A parlamentar elencou ainda a instrumentalização da Polícia Rodoviária Federal para que eleitores da região Nordeste tivessem mais dificuldade de votar no segundo turno das eleições de 2022 e o recebimento, pelo então presidente, de uma minuta de golpe, fato que teria sido presenciado pelo seu ex-ajudante de ordens, Mauro Cid.

Além deles, Eliziane também responsabilizou militares que atuaram na cúpula do governo anterior. Entre eles, os ex-ministros Braga Netto (Casa Civil), Augusto Heleno (Gabinete da Segurança Institucional – GSI), Luiz Eduardo Ramos (Secretaria-Geral da Presidência) e Paulo Sérgio Nogueira (Defesa).
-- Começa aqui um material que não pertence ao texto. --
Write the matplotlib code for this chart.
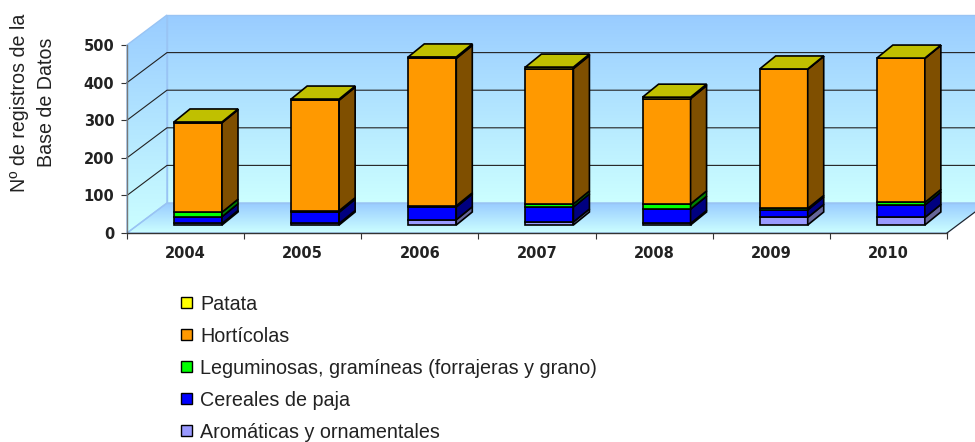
import numpy as np
import matplotlib
matplotlib.use("Agg")
import matplotlib.pyplot as plt
from matplotlib.patches import Polygon, Rectangle
from matplotlib.colors import LinearSegmentedColormap

plt.rcParams['font.family'] = ['Liberation Sans', 'DejaVu Sans']

years = ['2004', '2005', '2006', '2007', '2008', '2009', '2010']
aromaticas = [4, 4, 14, 8, 4, 20, 20]
cereales = [18, 30, 34, 40, 38, 20, 33]
leguminosas = [12, 4, 3, 8, 14, 4, 7]
horticolas = [238, 294, 392, 360, 280, 370, 383]
patata = [2, 3, 4, 4, 4, 1, 1]
y_ticks = [0, 100, 200, 300, 400, 500]
legend_labels = ['Patata', 'Hortícolas', 'Leguminosas, gramíneas (forrajeras y grano)',
                 'Cereales de paja', 'Aromáticas y ornamentales']

W, H = 975, 442
L, R, T, B = 127, 947, 45, 233
fig = plt.figure(figsize=(W / 100, H / 100), dpi=100)
ax = fig.add_axes([L / W, 1 - B / H, (R - L) / W, (B - T) / H])
ax.set_xlim(0, 7)
ax.set_ylim(0, 500)
px = 7 / (R - L)
py = 500 / (B - T)


def wall(pts, top, bottom, z, extent):
    cmap = LinearSegmentedColormap.from_list('w', [top, bottom])
    im = ax.imshow(np.linspace(0, 1, 256).reshape(-1, 1), cmap=cmap, aspect='auto',
                   extent=extent, zorder=z, interpolation='bilinear')
    im.set_clip_box(fig.bbox)
    im.set_clip_path(Polygon(pts, transform=ax.transData))


WX, WY = 40 * px, 30 * py
hi = '#99CCFF'
lo = '#CCFFFF'
back = [(WX, WY), (7 + WX, WY), (7 + WX, 500 + WY), (WX, 500 + WY)]
side = [(0, 0), (WX, WY), (WX, 500 + WY), (0, 500)]
floor = [(0, 0), (7, 0), (7 + WX, WY), (WX, WY)]
wall(back, hi, lo, 1, (WX, 7 + WX, WY, 500 + WY))
wall(side, hi, lo, 1, (0, WX, 0, 500 + WY))
wall(floor, hi, lo, 1, (0, 7 + WX, 0, WY))
ax.set_xlim(0, 7)
ax.set_ylim(0, 500)

edge = '#99C4F4'
ax.add_patch(Polygon(back, fill=False, ec=edge, lw=1, zorder=2, clip_on=False))
ax.add_patch(Polygon(side, fill=False, ec=edge, lw=1, zorder=2, clip_on=False))
ax.add_patch(Polygon(floor, fill=False, ec=edge, lw=1, zorder=2, clip_on=False))
for v in y_ticks[1:-1]:
    ax.plot([0, WX, 7 + WX], [v, v + WY, v + WY], color='#222222', lw=0.8, zorder=3, clip_on=False)
ax.plot([7, 7 + WX], [0, WY], color='#222222', lw=0.8, zorder=3, clip_on=False)

series = [aromaticas, cereales, leguminosas, horticolas, patata]
face = ['#9999FF', '#0000FF', '#00FF00', '#FF9900', '#FFFF00']
dark = ['#666699', '#000080', '#008000', '#7F4F00', '#808000']
top_col = '#C0C000'
bw = 48 * px
dx, dy = 16 * px, 13 * py
ox, oy = 47 * px, 8 * py
lw = 1.2
z = 5
for i in range(len(years)):
    x0 = i + ox
    base = oy
    for vals, f, d in zip(series, face, dark):
        v = vals[i]
        ax.add_patch(Rectangle((x0, base), bw, v, fc=f, ec='black', lw=lw, zorder=z, clip_on=False))
        ax.add_patch(Polygon([(x0 + bw, base), (x0 + bw + dx, base + dy),
                              (x0 + bw + dx, base + v + dy), (x0 + bw, base + v)],
                             fc=d, ec='black', lw=lw, zorder=z, clip_on=False))
        base += v
    ax.add_patch(Polygon([(x0, base), (x0 + bw, base), (x0 + bw + dx, base + dy), (x0 + dx, base + dy)],
                         fc=top_col, ec='black', lw=lw, zorder=z, clip_on=False))

for s in ['top', 'right']:
    ax.spines[s].set_visible(False)
ax.spines['left'].set_color('#777777')
ax.spines['left'].set_linewidth(1.0)
ax.spines['left'].set_zorder(4)
ax.spines['bottom'].set_color('#333333')
ax.spines['bottom'].set_linewidth(1.0)
ax.spines['bottom'].set_zorder(4)
ax.set_xticks(range(8))
ax.set_xticks(np.arange(7) + 0.5, labels=years, minor=True)
ax.set_xticklabels([])
ax.set_yticks(y_ticks)
ax.tick_params(axis='x', which='major', length=4, width=0.8, color='#333333')
ax.tick_params(axis='x', which='minor', length=0, pad=9.5, labelsize=10.5)
ax.tick_params(axis='y', length=4, width=0.8, color='#333333', pad=5, labelsize=10.5)
for t in ax.get_xticklabels(minor=True) + ax.get_yticklabels():
    t.set_fontweight('bold')
    t.set_fontfamily(['DejaVu Sans'])
    t.set_color('#222222')

fig.text(20 / W, 1 - 103 / H, 'Nº de registros de la', rotation=90, ha='center', va='center', fontsize=14.1, color='#222222')
fig.text(47 / W, 1 - 102 / H, 'Base de Datos', rotation=90, ha='center', va='center', fontsize=14.1, color='#222222')

for k, (lab, col) in enumerate(zip(legend_labels, face[::-1])):
    yc = 304.5 + 32 * k
    fig.add_artist(Rectangle((181 / W, 1 - (303 + 32 * k + 5) / H), 11 / W, 11 / H, fc=col, ec='black', lw=1.0,
                             transform=fig.transFigure))
    fig.text(200 / W, 1 - yc / H, lab, ha='left', va='center', fontsize=14.2, color='#222222')

fig.savefig('out.png', dpi=100)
Na visão da senadora, todos eles colaboraram de forma ativa na orquestração do roteiro que antecedeu as invasões.

Os financiadores dos atos golpistas também foram responsabilizados no relatório. A parlamentar cita, no parecer, o Relatório de inteligência da Agência Brasileira de Inteligência (Abin) apresentando indícios da participação de parte de empresários do agronegócio no grupo informal denominado Movimento Brasil Verde e Amarelo (MBVA). Eles, segundo a relatora, foram responsáveis pelo envio de caminhões para Brasília e pelos bloqueios rodoviários realizados logo após o resultado das eleições de 2022.

G. Dias e Flávio Dino

O documento ainda derruba as mentiras disseminadas por bolsonaristas sobre as atuações do ex-ministro do Gabinete de Segurança Institucional (GSI), Gonçalves Dias, e do titular do Ministério da Justiça, Flávio Dino. Com documentos, a relatora comprovou a atuação ilibada de ambos.
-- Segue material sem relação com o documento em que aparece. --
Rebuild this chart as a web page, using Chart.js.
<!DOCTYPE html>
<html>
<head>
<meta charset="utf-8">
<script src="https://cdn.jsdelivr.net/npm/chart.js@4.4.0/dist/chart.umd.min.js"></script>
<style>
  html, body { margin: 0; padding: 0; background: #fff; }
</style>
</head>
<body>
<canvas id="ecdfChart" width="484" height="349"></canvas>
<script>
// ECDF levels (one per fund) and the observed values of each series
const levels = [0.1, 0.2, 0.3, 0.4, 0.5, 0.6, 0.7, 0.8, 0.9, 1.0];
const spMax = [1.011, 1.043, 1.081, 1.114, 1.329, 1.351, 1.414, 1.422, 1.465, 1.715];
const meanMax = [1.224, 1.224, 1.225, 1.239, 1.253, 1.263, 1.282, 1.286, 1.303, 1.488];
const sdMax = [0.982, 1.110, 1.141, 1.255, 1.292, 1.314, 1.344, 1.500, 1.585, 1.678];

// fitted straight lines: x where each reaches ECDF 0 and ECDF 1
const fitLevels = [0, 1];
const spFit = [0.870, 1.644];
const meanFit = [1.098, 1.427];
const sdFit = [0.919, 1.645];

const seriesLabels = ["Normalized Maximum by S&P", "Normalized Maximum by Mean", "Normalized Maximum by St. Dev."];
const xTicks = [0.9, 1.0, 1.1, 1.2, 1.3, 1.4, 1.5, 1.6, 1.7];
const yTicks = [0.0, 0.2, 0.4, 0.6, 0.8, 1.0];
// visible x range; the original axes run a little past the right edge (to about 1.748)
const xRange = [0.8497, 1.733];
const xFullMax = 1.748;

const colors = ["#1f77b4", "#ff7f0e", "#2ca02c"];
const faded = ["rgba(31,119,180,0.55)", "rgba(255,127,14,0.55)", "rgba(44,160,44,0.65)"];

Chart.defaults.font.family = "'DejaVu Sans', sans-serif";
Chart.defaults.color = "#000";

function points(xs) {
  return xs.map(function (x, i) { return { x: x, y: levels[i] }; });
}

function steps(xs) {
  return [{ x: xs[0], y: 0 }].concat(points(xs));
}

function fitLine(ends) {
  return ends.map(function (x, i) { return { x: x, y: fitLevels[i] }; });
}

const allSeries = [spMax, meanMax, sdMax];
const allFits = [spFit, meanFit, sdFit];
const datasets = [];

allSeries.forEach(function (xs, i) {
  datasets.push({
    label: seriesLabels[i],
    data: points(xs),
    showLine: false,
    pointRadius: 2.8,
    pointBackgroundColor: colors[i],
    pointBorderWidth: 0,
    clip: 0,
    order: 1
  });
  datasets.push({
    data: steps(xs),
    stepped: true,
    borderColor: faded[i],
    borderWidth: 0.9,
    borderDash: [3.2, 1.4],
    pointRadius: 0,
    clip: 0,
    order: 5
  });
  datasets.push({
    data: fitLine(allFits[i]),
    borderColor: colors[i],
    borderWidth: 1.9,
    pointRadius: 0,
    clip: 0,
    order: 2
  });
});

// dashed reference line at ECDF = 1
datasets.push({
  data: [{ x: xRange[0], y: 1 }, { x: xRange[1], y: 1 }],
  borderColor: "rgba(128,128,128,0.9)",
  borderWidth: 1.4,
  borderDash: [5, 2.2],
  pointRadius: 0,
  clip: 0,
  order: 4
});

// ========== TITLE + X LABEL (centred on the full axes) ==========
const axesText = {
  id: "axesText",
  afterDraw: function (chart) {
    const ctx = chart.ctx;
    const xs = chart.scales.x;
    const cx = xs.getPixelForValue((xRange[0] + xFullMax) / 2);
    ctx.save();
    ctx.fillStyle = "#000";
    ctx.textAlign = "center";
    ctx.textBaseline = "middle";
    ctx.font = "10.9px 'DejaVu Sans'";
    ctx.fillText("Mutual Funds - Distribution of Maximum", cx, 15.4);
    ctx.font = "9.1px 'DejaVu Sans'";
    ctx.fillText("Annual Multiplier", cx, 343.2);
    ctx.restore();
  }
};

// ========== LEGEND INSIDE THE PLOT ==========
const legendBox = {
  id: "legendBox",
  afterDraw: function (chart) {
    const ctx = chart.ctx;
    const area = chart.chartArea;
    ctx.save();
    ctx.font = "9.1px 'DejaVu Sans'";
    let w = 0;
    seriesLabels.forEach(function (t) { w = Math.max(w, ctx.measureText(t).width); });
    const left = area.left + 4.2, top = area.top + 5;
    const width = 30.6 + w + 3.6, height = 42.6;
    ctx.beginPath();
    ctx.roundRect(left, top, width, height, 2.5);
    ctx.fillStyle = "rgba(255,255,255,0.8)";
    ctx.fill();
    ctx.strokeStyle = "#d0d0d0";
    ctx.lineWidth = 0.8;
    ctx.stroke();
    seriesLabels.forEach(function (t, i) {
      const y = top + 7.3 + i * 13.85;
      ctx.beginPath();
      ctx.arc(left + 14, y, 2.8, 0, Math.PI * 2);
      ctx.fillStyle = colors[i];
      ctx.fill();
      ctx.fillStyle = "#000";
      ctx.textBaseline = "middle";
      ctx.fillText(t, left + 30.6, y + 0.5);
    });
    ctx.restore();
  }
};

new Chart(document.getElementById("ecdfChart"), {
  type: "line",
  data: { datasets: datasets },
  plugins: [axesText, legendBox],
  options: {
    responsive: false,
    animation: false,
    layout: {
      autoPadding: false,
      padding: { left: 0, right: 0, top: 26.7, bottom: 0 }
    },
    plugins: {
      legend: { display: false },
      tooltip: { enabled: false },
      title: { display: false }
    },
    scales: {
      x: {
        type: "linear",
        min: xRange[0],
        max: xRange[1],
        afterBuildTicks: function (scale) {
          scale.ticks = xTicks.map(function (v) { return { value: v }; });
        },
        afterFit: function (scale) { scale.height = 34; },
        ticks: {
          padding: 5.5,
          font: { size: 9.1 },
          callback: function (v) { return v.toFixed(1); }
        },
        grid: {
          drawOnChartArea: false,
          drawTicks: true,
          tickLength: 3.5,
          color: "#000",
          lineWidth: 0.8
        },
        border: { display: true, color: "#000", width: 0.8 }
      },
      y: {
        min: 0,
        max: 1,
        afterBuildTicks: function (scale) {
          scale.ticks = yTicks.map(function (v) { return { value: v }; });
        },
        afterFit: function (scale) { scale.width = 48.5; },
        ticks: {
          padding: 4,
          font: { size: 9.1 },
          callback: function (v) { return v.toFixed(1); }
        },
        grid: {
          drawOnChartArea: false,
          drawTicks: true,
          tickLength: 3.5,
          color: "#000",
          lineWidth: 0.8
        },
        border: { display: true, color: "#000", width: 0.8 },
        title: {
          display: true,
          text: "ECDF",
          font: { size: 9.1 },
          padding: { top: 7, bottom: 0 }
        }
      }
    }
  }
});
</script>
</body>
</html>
Apesar de reconhecer a atuação de servidores do GSI nas omissões que culminaram na invasão ao Palácio do Planalto, Eliziane Gama inocentou G. Dias, alegando que ele estava há apenas sete dias no cargo, enquanto os demais dez denunciados tinham conhecimento prévio de possíveis ataques.
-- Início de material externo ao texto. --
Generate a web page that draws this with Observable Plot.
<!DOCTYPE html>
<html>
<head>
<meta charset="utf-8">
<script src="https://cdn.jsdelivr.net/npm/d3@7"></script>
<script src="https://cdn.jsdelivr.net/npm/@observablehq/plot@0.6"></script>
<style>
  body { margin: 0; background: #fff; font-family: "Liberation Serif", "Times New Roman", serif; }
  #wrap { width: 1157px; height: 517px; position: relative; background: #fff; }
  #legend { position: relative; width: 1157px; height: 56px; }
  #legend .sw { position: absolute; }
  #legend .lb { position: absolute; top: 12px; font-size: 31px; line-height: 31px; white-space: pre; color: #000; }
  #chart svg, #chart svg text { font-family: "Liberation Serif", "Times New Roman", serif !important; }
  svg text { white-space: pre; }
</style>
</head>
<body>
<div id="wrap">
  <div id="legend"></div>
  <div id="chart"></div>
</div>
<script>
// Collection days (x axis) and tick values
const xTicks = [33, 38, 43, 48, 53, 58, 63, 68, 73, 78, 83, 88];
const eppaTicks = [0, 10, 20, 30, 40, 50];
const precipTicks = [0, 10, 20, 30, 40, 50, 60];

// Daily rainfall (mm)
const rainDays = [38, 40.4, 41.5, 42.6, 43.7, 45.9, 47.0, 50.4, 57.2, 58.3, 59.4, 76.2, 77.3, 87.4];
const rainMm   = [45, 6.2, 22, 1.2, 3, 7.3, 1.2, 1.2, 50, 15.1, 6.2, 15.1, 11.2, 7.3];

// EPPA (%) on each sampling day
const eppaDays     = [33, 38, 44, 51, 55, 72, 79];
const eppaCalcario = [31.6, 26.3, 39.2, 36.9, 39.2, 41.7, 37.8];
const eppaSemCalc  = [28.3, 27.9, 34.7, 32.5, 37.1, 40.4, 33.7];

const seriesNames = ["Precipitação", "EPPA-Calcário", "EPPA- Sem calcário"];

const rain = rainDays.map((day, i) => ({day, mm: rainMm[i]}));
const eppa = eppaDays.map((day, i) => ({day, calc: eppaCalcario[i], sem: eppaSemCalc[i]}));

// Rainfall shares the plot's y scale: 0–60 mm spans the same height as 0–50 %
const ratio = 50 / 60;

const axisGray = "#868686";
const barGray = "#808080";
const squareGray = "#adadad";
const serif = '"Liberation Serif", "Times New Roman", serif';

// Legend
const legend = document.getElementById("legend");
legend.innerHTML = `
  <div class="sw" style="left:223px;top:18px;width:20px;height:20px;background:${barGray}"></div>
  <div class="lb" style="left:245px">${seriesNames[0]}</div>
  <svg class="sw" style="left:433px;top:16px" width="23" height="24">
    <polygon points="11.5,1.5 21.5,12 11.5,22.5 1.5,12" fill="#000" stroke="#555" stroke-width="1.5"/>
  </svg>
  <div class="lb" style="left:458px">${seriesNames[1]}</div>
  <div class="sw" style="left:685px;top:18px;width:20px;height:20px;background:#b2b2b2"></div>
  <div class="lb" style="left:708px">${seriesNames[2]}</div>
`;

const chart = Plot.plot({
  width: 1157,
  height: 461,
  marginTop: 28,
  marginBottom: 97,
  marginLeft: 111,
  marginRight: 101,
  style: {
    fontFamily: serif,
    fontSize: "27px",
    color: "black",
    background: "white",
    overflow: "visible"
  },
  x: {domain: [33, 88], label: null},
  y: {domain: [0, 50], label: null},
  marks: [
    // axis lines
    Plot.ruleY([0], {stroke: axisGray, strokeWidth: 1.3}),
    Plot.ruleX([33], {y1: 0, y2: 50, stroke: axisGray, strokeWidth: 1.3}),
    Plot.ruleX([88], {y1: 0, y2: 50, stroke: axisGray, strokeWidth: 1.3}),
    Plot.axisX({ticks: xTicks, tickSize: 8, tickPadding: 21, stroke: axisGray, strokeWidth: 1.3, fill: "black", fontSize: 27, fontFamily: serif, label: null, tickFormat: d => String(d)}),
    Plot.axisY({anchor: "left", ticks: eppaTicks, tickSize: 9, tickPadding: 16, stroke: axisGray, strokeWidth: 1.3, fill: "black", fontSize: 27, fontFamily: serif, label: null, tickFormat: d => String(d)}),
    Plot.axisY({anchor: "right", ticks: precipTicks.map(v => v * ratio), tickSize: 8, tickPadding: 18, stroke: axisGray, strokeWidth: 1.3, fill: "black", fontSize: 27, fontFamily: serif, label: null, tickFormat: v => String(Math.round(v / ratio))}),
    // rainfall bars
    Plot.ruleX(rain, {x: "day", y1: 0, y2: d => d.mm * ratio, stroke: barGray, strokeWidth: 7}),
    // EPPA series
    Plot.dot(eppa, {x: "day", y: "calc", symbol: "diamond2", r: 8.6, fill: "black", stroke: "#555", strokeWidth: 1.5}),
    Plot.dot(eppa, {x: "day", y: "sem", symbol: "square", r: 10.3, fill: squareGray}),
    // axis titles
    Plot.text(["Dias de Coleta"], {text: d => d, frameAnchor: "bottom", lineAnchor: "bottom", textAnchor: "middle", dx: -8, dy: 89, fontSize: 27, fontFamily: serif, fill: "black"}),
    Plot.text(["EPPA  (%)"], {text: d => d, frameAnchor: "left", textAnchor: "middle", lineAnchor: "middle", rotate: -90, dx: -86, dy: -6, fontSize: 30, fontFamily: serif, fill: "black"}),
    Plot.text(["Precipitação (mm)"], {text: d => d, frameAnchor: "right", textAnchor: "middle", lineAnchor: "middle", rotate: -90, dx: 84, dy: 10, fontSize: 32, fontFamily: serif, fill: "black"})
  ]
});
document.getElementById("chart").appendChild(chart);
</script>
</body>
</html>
A senadora ainda mostrou documentos comprovando que o ministro da Justiça, Flávio Dino, solicitou apoio da Força Nacional para atuar na Esplanada dos Ministérios entre os dias 8 e 9 de janeiro. No entanto, o pedido, que obrigatoriamente deveria ser aprovado pelo governo do DF, foi ignorado pelo governador Ibaneis Rocha.